# [PROBLEM DETAILS]
Can you return the records below exactly as they stand, but only from the first line through the one with "(labB) at (45,394)"?

=== MATERIAL PROVIDED ===

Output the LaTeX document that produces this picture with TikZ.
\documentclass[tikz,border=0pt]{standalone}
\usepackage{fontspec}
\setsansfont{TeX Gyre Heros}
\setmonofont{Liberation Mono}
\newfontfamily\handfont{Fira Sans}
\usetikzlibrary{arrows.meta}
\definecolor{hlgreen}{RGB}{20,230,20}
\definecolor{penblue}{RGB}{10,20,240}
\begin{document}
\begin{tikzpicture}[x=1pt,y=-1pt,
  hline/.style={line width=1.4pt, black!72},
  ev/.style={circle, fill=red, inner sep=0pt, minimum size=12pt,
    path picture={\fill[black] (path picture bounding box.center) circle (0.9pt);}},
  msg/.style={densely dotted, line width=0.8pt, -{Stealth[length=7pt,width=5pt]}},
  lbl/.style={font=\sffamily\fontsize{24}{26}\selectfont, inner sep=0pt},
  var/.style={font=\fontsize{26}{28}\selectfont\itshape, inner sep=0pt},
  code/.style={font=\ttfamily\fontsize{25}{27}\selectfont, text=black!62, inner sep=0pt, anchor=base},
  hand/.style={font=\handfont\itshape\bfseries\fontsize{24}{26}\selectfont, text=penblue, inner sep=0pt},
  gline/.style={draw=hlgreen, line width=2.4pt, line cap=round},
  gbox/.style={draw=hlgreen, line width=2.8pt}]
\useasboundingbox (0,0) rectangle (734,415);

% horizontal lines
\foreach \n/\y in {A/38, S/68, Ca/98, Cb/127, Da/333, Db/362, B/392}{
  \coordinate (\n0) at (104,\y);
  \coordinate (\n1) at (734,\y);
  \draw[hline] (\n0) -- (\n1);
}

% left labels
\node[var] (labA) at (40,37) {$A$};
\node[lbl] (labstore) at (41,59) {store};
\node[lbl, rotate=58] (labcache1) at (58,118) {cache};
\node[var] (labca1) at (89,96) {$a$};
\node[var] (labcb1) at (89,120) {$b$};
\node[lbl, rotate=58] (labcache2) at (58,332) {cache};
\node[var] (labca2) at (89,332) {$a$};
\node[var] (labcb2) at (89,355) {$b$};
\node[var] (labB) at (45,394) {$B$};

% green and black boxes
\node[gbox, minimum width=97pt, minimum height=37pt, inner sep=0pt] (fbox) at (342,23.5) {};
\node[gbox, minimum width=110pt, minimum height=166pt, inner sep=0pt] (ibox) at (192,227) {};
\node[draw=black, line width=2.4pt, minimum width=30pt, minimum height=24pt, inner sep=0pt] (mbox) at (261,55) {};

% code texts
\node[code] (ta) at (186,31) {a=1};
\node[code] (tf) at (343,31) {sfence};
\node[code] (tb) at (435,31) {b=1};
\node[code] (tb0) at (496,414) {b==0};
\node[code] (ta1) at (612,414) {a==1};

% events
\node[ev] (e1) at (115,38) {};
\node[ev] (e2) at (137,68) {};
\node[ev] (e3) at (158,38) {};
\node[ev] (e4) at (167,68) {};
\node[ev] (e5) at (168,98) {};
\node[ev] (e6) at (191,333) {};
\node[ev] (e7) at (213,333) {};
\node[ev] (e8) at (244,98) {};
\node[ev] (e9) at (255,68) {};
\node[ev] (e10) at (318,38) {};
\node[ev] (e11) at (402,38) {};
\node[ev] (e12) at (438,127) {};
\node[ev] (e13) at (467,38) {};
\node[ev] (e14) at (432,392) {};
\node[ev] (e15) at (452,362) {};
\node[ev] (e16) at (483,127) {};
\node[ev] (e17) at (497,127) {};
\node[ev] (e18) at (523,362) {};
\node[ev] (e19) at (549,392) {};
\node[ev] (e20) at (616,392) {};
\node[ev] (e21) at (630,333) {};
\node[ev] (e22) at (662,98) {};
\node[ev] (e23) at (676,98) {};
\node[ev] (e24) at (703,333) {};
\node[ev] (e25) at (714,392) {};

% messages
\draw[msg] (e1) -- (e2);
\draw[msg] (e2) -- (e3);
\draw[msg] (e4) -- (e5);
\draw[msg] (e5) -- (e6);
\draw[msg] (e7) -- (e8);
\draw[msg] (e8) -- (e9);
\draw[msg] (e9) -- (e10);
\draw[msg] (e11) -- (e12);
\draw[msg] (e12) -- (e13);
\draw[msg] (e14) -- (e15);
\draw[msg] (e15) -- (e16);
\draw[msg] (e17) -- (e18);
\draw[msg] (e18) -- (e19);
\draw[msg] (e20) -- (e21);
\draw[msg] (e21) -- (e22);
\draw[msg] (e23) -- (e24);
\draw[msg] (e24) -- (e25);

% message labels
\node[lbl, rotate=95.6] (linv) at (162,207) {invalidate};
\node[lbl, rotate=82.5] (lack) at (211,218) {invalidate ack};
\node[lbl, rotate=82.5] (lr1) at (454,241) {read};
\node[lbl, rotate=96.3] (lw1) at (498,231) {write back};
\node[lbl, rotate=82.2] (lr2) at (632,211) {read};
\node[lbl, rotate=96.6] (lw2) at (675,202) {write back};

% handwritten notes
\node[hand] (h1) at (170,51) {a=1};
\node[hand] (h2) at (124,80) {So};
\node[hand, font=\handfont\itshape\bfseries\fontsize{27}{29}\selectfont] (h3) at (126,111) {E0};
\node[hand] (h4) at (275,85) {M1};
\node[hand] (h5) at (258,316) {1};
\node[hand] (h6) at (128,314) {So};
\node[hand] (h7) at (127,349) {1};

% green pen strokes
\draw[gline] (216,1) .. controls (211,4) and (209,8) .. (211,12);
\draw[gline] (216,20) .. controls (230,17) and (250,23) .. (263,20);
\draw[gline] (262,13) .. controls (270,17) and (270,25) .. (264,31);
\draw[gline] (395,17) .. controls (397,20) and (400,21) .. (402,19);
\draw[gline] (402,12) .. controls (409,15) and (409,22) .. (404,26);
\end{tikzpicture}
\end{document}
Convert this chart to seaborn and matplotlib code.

===

# [THE COMPLETED TASK]
Output the LaTeX document that produces this picture with TikZ.
\documentclass[tikz,border=0pt]{standalone}
\usepackage{fontspec}
\setsansfont{TeX Gyre Heros}
\setmonofont{Liberation Mono}
\newfontfamily\handfont{Fira Sans}
\usetikzlibrary{arrows.meta}
\definecolor{hlgreen}{RGB}{20,230,20}
\definecolor{penblue}{RGB}{10,20,240}
\begin{document}
\begin{tikzpicture}[x=1pt,y=-1pt,
  hline/.style={line width=1.4pt, black!72},
  ev/.style={circle, fill=red, inner sep=0pt, minimum size=12pt,
    path picture={\fill[black] (path picture bounding box.center) circle (0.9pt);}},
  msg/.style={densely dotted, line width=0.8pt, -{Stealth[length=7pt,width=5pt]}},
  lbl/.style={font=\sffamily\fontsize{24}{26}\selectfont, inner sep=0pt},
  var/.style={font=\fontsize{26}{28}\selectfont\itshape, inner sep=0pt},
  code/.style={font=\ttfamily\fontsize{25}{27}\selectfont, text=black!62, inner sep=0pt, anchor=base},
  hand/.style={font=\handfont\itshape\bfseries\fontsize{24}{26}\selectfont, text=penblue, inner sep=0pt},
  gline/.style={draw=hlgreen, line width=2.4pt, line cap=round},
  gbox/.style={draw=hlgreen, line width=2.8pt}]
\useasboundingbox (0,0) rectangle (734,415);

% horizontal lines
\foreach \n/\y in {A/38, S/68, Ca/98, Cb/127, Da/333, Db/362, B/392}{
  \coordinate (\n0) at (104,\y);
  \coordinate (\n1) at (734,\y);
  \draw[hline] (\n0) -- (\n1);
}

% left labels
\node[var] (labA) at (40,37) {$A$};
\node[lbl] (labstore) at (41,59) {store};
\node[lbl, rotate=58] (labcache1) at (58,118) {cache};
\node[var] (labca1) at (89,96) {$a$};
\node[var] (labcb1) at (89,120) {$b$};
\node[lbl, rotate=58] (labcache2) at (58,332) {cache};
\node[var] (labca2) at (89,332) {$a$};
\node[var] (labcb2) at (89,355) {$b$};
\node[var] (labB) at (45,394) {$B$};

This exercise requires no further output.